What are the signs of anxious attachment?

The signs of anxious attachment include constantly monitoring a partner's tone and timing, rereading messages for hidden meaning, reaching out and then worrying you reached out too much, struggling to feel calm until he responds, and shrinking your own needs to avoid seeming like too much. The pattern is rarely loud. It usually lives on the inside, behind a face that looks perfectly composed, which is why so many women carry it for years without naming it.

What triggers anxious attachment?

Anxious attachment is triggered by anything the nervous system reads as distance: a delayed reply, a cooler tone, a cancelled plan, a partner who seems preoccupied, or a stretch of silence with no explanation. Texting is one of the most common triggers because the gap between sending and receiving is exactly the kind of uncertainty the anxious system was built to fear. The trigger is not the event itself. It is the meaning the old wound assigns to it, which is almost always that love is about to be taken away.

How does anxious attachment show up in relationships?

Anxious attachment shows up as a quiet, constant management of the connection. She monitors his mood, reads meaning into small changes, seeks reassurance and then feels guilty for needing it, and often performs being easy-going while privately aching for more closeness. It can look like protest behavior when she feels distance, such as going quiet to be noticed or testing whether he will reach out first. None of it is manipulation. It is fear trying to keep a connection from slipping away.

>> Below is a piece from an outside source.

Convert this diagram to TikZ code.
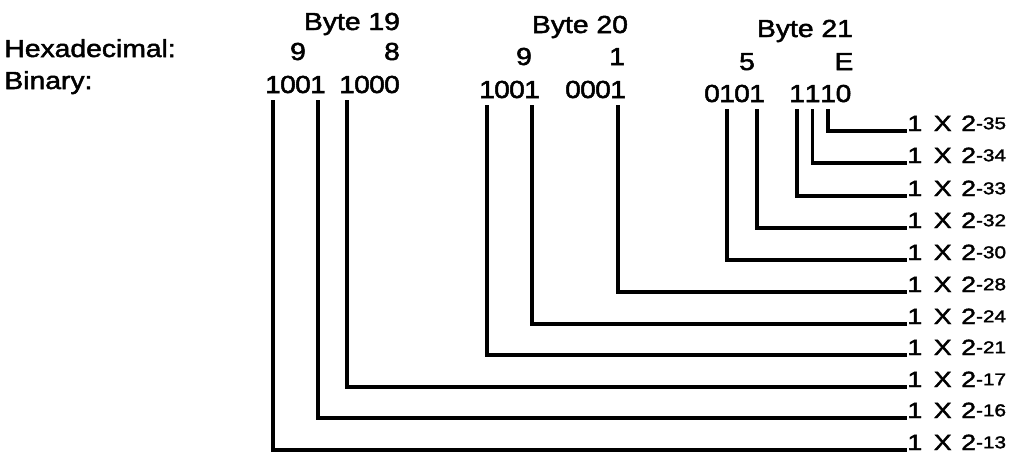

Can anxious attachment be managed?

Yes. Anxious attachment can be managed and gradually softened. It starts with recognizing the behavior without shaming yourself for it, learning to feel the spike of fear without immediately acting on it, and choosing partners who are consistent rather than ones who keep you guessing. Having the right language for what you feel, so you can ask for reassurance directly instead of through protest behavior, makes the pattern far easier to hold. Over time the reaching becomes calmer and the connection stops feeling like something you have to guard.